William Turner - Light and Color - The Morning After the Deluge (1843)
Naquele tempo, disse Jesus aos
judeus: «Eu sou a luz do mundo. Quem me segue não andará nas trevas, mas terá a
luz da vida.» Disseram-lhe, então, os fariseus: «Tu dás testemunho a favor de
ti mesmo: o teu testemunho não é válido.» Jesus respondeu-lhes: «Ainda que Eu
dê testemunho a favor de mim próprio, o meu testemunho é válido, porque sei
donde vim e para onde vou. Vós é que não sabeis donde venho nem para onde vou. Vós
julgais segundo critérios humanos; Eu não julgo ninguém. Mas, mesmo que Eu
julgue, o meu julgamento é verdadeiro, porque não estou só, mas Eu e o Pai que
me enviou. Na vossa Lei está escrito que o testemunho de duas pessoas é válido;
sou Eu a dar testemunho a favor de mim, e também dá testemunho a meu favor o
Pai que me enviou.» Perguntaram-lhe, então: «Onde está o teu Pai?» Jesus
respondeu: «Não me conheceis a mim, nem ao meu Pai. Se me conhecêsseis,
conheceríeis também o meu Pai.» Jesus pronunciou estas palavras junto das
caixas das ofertas, quando estava a ensinar no templo. E ninguém o prendeu,
porque ainda não tinha chegado a sua hora. (João 8,12-20) [Comentário de Agostinho de Hipona aqui]

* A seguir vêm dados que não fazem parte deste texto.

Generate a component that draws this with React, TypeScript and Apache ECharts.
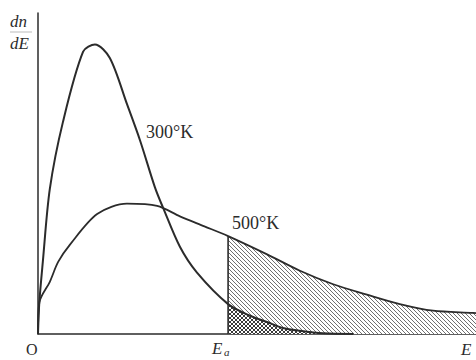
import { useEffect, useRef } from "react";
import * as echarts from "echarts";

// Energy (arbitrary units, 0..10) and dn/dE (arbitrary units, 0..102)
const energy300 = [0, 0.03, 0.11, 0.27, 0.57, 1.03, 1.3, 1.64, 2.03, 2.33, 2.67, 2.85, 3.24, 3.63, 4.34, 4.84, 5.23, 5.59, 5.98, 6.51, 7.2];
const dn300 = [0, 10, 22.9, 46.1, 67.4, 89.7, 92.0, 87.7, 73.1, 61.5, 46.6, 40.3, 27.7, 19.5, 9.5, 5.8, 3.8, 1.9, 1.0, 0.2, 0];
const energy500 = [0, 0.03, 0.27, 0.46, 0.73, 1.35, 2.03, 2.72, 3.24, 3.8, 4.34, 5.23, 5.98, 6.74, 7.51, 8.26, 9.02, 9.93, 10];
const dn500 = [0, 10, 16.6, 22.9, 28.4, 38.1, 41.4, 40.7, 37.4, 34.2, 31.1, 25.3, 20.1, 15.8, 12.5, 9.5, 7.4, 6.7, 6.6];
const activationEnergy = 4.34;
const curveLabels = ["300°K", "500°K"];
const axisLabels = { origin: "O", energy: "E", activation: "E", activationSub: "a", yTop: "dn", yBottom: "dE" };
const xMax = 10;
const yMax = 102;

const INK = "#2b2b2b";
const FONT = "'Liberation Serif', 'DejaVu Serif', serif";

function makePattern(cross: boolean): HTMLCanvasElement {
  const s = 4;
  const c = document.createElement("canvas");
  c.width = s;
  c.height = s;
  const ctx = c.getContext("2d")!;
  ctx.fillStyle = "#ffffff";
  ctx.fillRect(0, 0, s, s);
  ctx.strokeStyle = cross ? "#3a3a3a" : "#707070";
  ctx.lineWidth = 1;
  for (const o of [-s, 0, s]) {
    ctx.beginPath();
    ctx.moveTo(o, 0);
    ctx.lineTo(o + s, s);
    ctx.stroke();
  }
  if (cross) {
    for (const o of [-s, 0, s]) {
      ctx.beginPath();
      ctx.moveTo(o + s, 0);
      ctx.lineTo(o, s);
      ctx.stroke();
    }
  }
  return c;
}

function pairs(xs: number[], ys: number[]) {
  return xs.map((x, i) => [x, ys[i]]);
}

export default function App() {
  const ref = useRef<HTMLDivElement>(null);
  useEffect(() => {
    if (!ref.current) return;
    const chart = echarts.init(ref.current, undefined, { renderer: "svg" });
    const curve300 = pairs(energy300, dn300);
    const curve500 = pairs(energy500, dn500);
    const tail300 = curve300.filter((p) => p[0] >= activationEnergy);
    const tail500 = curve500.filter((p) => p[0] >= activationEnergy);
    const eaIdx = energy500.indexOf(activationEnergy);
    const edge = [[activationEnergy, 0], [activationEnergy, dn500[eaIdx]]];

    const lineCommon = {
      type: "line" as const,
      showSymbol: false,
      symbol: "none",
      smooth: 0.3,
      silent: true,
    };

    chart.setOption({
      animation: false,
      backgroundColor: "#ffffff",
      grid: { left: 38, right: 0, top: 13, bottom: 26 },
      xAxis: {
        type: "value",
        min: 0,
        max: xMax,
        axisLine: { show: true, onZero: false, lineStyle: { color: INK, width: 1.5 } },
        axisTick: { show: false },
        axisLabel: { show: false },
        splitLine: { show: false },
      },
      yAxis: {
        type: "value",
        min: 0,
        max: yMax,
        axisLine: { show: true, onZero: false, lineStyle: { color: INK, width: 1.5 } },
        axisTick: { show: false },
        axisLabel: { show: false },
        splitLine: { show: false },
      },
      series: [
        {
          ...lineCommon,
          name: "500 tail",
          data: tail500,
          z: 1,
          lineStyle: { width: 0, opacity: 0 },
          areaStyle: { color: { image: makePattern(false), repeat: "repeat" }, opacity: 1 },
        },
        {
          ...lineCommon,
          name: "300 tail",
          data: tail300,
          z: 2,
          lineStyle: { width: 0, opacity: 0 },
          areaStyle: { color: { image: makePattern(true), repeat: "repeat" }, opacity: 1 },
        },
        {
          ...lineCommon,
          name: "Ea edge",
          smooth: false,
          data: edge,
          z: 3,
          lineStyle: { color: INK, width: 1.6 },
        },
        {
          ...lineCommon,
          name: curveLabels[0],
          data: curve300,
          z: 4,
          lineStyle: { color: INK, width: 2 },
        },
        {
          ...lineCommon,
          name: curveLabels[1],
          data: curve500,
          z: 4,
          lineStyle: { color: INK, width: 1.8 },
        },
      ],
      graphic: [
        { type: "text", left: 146, top: 123, style: { text: curveLabels[0], font: `18px ${FONT}`, fill: INK } },
        { type: "text", left: 232, top: 214, style: { text: curveLabels[1], font: `18px ${FONT}`, fill: INK } },
        { type: "text", x: 10, y: 13, style: { text: axisLabels.yTop, font: `italic 17px ${FONT}`, fill: INK } },
        { type: "line", shape: { x1: 10, y1: 32, x2: 32, y2: 32 }, style: { stroke: "#bbbbbb", lineWidth: 1 } },
        { type: "text", x: 10, y: 35, style: { text: axisLabels.yBottom, font: `italic 17px ${FONT}`, fill: INK } },
        { type: "text", x: 26, y: 341, style: { text: axisLabels.origin, font: `16px ${FONT}`, fill: INK } },
        { type: "text", x: 212, y: 340, style: { text: axisLabels.activation, font: `italic 17px ${FONT}`, fill: INK } },
        { type: "text", x: 224, y: 346, style: { text: axisLabels.activationSub, font: `italic 11px ${FONT}`, fill: INK } },
        { type: "text", x: 461, y: 341, style: { text: axisLabels.energy, font: `italic 17px ${FONT}`, fill: INK } },
      ],
    });
    return () => chart.dispose();
  }, []);
  return <div ref={ref} style={{ width: 476, height: 360, position: "fixed", left: 0, top: 0 }} />;
}
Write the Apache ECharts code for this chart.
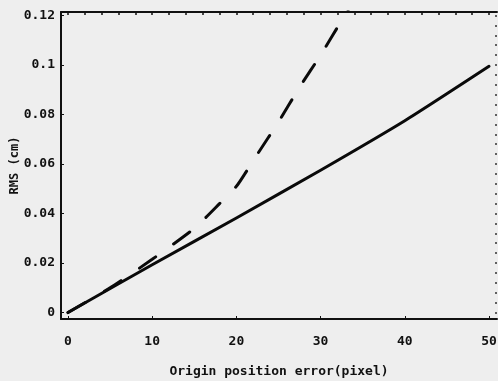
<!DOCTYPE html>
<html>
<head>
<meta charset="utf-8">
<script src="https://cdn.jsdelivr.net/npm/echarts@6/dist/echarts.min.js"></script>
<style>
  html, body { margin: 0; padding: 0; background: #eeeeee; }
  #chart { width: 498px; height: 381px; }
</style>
</head>
<body>
<div id="chart"></div>
<script>
// values
const xTicks = [0, 10, 20, 30, 40, 50]
const yTicks = [0, 0.02, 0.04, 0.06, 0.08, 0.1, 0.12]
const topTicks = [0, 2, 4, 6, 8, 10, 12, 14, 16, 18, 20, 22, 24, 26, 28, 30, 32, 34, 36, 38, 40, 42, 44, 46, 48, 50]
const rightTicks = [0, 0.004, 0.008, 0.012, 0.016, 0.02, 0.024, 0.028, 0.032, 0.036, 0.04, 0.044, 0.048, 0.052, 0.056, 0.06, 0.064, 0.068, 0.072, 0.076, 0.08, 0.084, 0.088, 0.092, 0.096, 0.1, 0.104, 0.108, 0.112, 0.116, 0.12]

const solidErr = [0, 10, 20, 30, 40, 50]
const solidRms = [0, 0.0193, 0.0382, 0.0575, 0.0775, 0.0995]

const dashErr = [0, 5, 10, 15, 18, 20, 21, 22.5, 25, 27.5, 30, 32.5, 33.5]
const dashRms = [0, 0.010, 0.0215, 0.034, 0.044, 0.051, 0.056, 0.064, 0.077, 0.091, 0.104, 0.118, 0.1235]

const chart = echarts.init(document.getElementById("chart"))

const labelFont = {
  fontFamily: "DejaVu Sans Mono",
  fontWeight: "bold",
  color: "#111",
}

const option = {
  backgroundColor: "#eeeeee",
  animation: false,
  grid: { left: 61, right: 1, top: 12, bottom: 62, containLabel: false, outerBoundsMode: "none" },
  xAxis: [
    {
      type: "value",
      min: -0.83,
      max: 50.95,
      name: "Origin position error(pixel)",
      nameLocation: "middle",
      nameGap: 46,
      nameMoveOverlap: false,
      nameTextStyle: { ...labelFont, fontSize: 13 },
      axisLine: { onZero: false, lineStyle: { color: "#111", width: 2 } },
      axisTick: { inside: true, length: 3, lineStyle: { color: "#111" }, customValues: xTicks },
      axisLabel: { ...labelFont, fontSize: 13, margin: 16, customValues: xTicks },
      splitLine: { show: false },
    },
    {
      type: "value",
      position: "top",
      min: -0.83,
      max: 50.95,
      axisLine: { onZero: false, lineStyle: { color: "#111", width: 2 } },
      axisTick: { inside: true, length: 3, lineStyle: { color: "#111", width: 1.5 }, customValues: topTicks },
      axisLabel: { show: false },
      splitLine: { show: false },
    },
  ],
  yAxis: [
    {
      type: "value",
      min: -0.0026,
      max: 0.1214,
      name: "RMS (cm)",
      nameLocation: "middle",
      nameGap: 40,
      nameMoveOverlap: false,
      nameTextStyle: { ...labelFont, fontSize: 12 },
      axisLine: { onZero: false, lineStyle: { color: "#111", width: 2 } },
      axisTick: { inside: true, length: 3, lineStyle: { color: "#111" }, customValues: yTicks },
      axisLabel: { ...labelFont, fontSize: 13, margin: 6, customValues: yTicks },
      splitLine: { show: false },
    },
    {
      type: "value",
      position: "right",
      min: -0.0026,
      max: 0.1214,
      axisLine: { show: false, onZero: false },
      axisTick: { inside: true, length: 2, lineStyle: { color: "#333", width: 1.5 }, customValues: rightTicks },
      axisLabel: { show: false },
      splitLine: { show: false },
    },
  ],
  series: [
    {
      type: "line",
      data: solidErr.map((x, i) => [x, solidRms[i]]),
      showSymbol: false,
      smooth: 0.2,
      lineStyle: { color: "#0a0a0a", width: 3, cap: "round", join: "round" },
    },
    {
      type: "line",
      data: dashErr.map((x, i) => [x, dashRms[i]]),
      showSymbol: false,
      smooth: 0.2,
      clip: true,
      lineStyle: { color: "#0a0a0a", width: 3, type: [20, 22], cap: "round" },
    },
  ],
}

chart.setOption(option)
</script>
</body>
</html>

Eu não julgo ninguém. Esta
espantosa frase surge em oposição ao juízo dos homens. Estes julgam segundo
critérios humanos. O que significa isso? Significa que esses critérios são
limitados, finitos e falíveis. Em oposição a estes critérios, abrem-se duas perspectivas
judicativas que devem ser tomadas em consideração. Por um lado, a existência de
critérios não humanos, aqueles segundo os quais Cristo e o Pai julgam. Esses
critérios aparentemente não surgem no texto. Há contudo fortes indícios para
esses critérios. Por outro, a ideia de que Cristo não é um juiz. Estamos
perante um aporia que deixa o pensamento perplexo e desafia o homem a
meditá-la.
O juízo divino é um não juízo. O julgamento é ainda uma categoria
humana, demasiado humana. Talvez a chave se encontre na sentença que, de certa
maneira, é complemento da sentença Eu não
julgo ninguém. Este Eu não julgo
ninguém deve ser lido conjuntamente com as primeiras palavras de Cristo Eu sou a luz do mundo. A luz ilumina, dá
a ver, revela. E essa revelação tem o efeito mostrar o que cada um é, de discernir
aquilo que as trevas ocultam. E aquilo que é um não juízo, o que é uma pura
Luz, torna-se um princípio de discriminação e de separação segundo o coração de
cada um, ou como o texto deixa entender entre aqueles que O seguem e estão na
Luz e os que não O seguem e estão nas trevas, no domínio da obscuridade e da
errância.
O conceito de errância, muitas vezes usado nestes comentários, recebe
uma nova precisão. Significa não conhecer o Cristo e, ao desconhecê-lo,
desconhecer a Deus, o totalmente Outro, pois o conhecimento do divino, para o
homem, reside no conhecimento de Cristo. Este é a face de Deus que o homem
consegue suportar, é a luz que o mundo consegue tolerar, mas é também o
totalmente Outro que reside no íntimo de cada um, sendo ao mesmo tempo aquilo
que é real e efectivo, apesar da sua radical alteridade, em cada ser humano.
Andar nas trevas é quebrar a ligação com esse Outro que é nós mesmos, é entregar-se à sentença do não julgamento.